## [RECORDS SHOWN]

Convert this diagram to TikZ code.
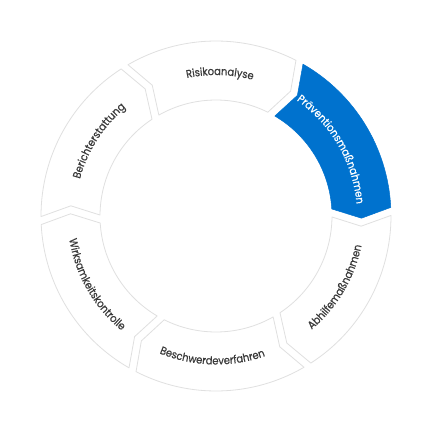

--

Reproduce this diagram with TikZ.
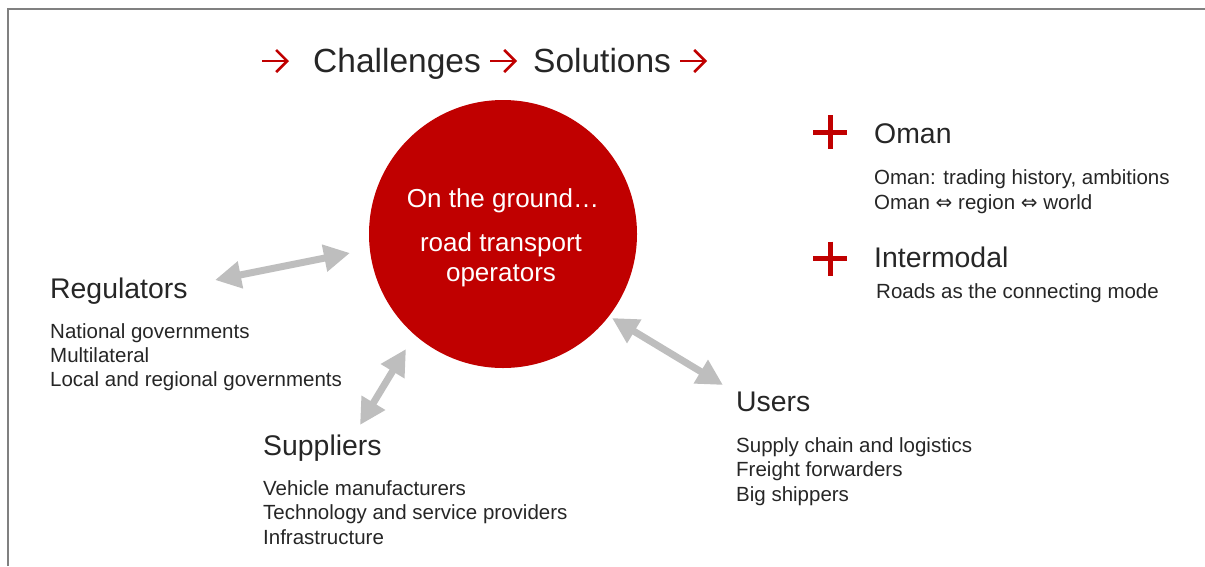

...

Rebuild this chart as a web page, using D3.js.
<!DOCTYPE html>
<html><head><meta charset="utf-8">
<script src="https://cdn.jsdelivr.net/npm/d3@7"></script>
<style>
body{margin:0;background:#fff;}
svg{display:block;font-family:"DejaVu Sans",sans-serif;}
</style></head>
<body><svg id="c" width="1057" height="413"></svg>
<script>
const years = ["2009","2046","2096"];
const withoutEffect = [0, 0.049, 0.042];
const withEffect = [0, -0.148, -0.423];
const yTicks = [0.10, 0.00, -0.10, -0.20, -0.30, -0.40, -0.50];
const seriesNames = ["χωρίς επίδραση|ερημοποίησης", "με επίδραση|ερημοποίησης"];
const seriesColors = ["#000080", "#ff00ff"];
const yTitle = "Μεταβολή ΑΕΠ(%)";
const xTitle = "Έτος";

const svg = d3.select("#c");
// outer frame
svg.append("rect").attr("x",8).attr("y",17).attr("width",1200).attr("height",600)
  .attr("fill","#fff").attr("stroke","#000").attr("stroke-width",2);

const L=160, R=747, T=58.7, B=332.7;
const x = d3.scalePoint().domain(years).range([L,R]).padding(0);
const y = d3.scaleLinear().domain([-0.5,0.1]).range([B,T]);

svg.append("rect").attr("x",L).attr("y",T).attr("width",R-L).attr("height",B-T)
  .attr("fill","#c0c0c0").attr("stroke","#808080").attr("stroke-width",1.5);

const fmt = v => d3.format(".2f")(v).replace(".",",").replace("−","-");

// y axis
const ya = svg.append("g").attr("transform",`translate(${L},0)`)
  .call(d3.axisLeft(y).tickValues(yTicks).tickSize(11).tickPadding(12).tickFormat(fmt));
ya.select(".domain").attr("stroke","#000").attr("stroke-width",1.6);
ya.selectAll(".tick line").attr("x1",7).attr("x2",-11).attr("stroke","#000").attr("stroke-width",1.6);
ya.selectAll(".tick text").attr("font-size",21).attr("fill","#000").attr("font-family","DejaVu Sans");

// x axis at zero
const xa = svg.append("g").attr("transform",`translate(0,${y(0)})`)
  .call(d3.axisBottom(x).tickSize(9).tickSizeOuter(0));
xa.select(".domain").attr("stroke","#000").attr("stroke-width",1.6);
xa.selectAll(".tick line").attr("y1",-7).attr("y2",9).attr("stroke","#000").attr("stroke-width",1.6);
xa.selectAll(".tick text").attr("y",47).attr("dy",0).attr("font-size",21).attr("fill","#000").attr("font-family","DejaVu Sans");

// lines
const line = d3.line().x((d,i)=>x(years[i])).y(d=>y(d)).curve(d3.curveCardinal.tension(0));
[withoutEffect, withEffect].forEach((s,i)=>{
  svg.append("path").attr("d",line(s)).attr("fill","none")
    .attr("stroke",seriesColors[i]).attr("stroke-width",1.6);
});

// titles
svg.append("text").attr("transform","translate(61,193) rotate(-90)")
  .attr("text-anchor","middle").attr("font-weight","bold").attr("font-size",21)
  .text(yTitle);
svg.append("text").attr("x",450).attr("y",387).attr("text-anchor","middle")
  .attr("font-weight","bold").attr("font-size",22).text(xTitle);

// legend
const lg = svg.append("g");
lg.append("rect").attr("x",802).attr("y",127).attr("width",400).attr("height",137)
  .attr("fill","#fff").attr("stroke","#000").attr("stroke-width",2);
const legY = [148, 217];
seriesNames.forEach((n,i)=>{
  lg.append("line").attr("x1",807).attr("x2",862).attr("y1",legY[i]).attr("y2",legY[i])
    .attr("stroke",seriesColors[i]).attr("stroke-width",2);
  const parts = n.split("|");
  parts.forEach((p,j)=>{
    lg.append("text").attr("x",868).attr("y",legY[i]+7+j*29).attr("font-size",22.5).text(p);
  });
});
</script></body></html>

## [WRITTEN INSTRUCTION]
For the records above, state how many lines include the string "TikZ", giving the number and nothing else.

## [WRITTEN RESPONSE]
2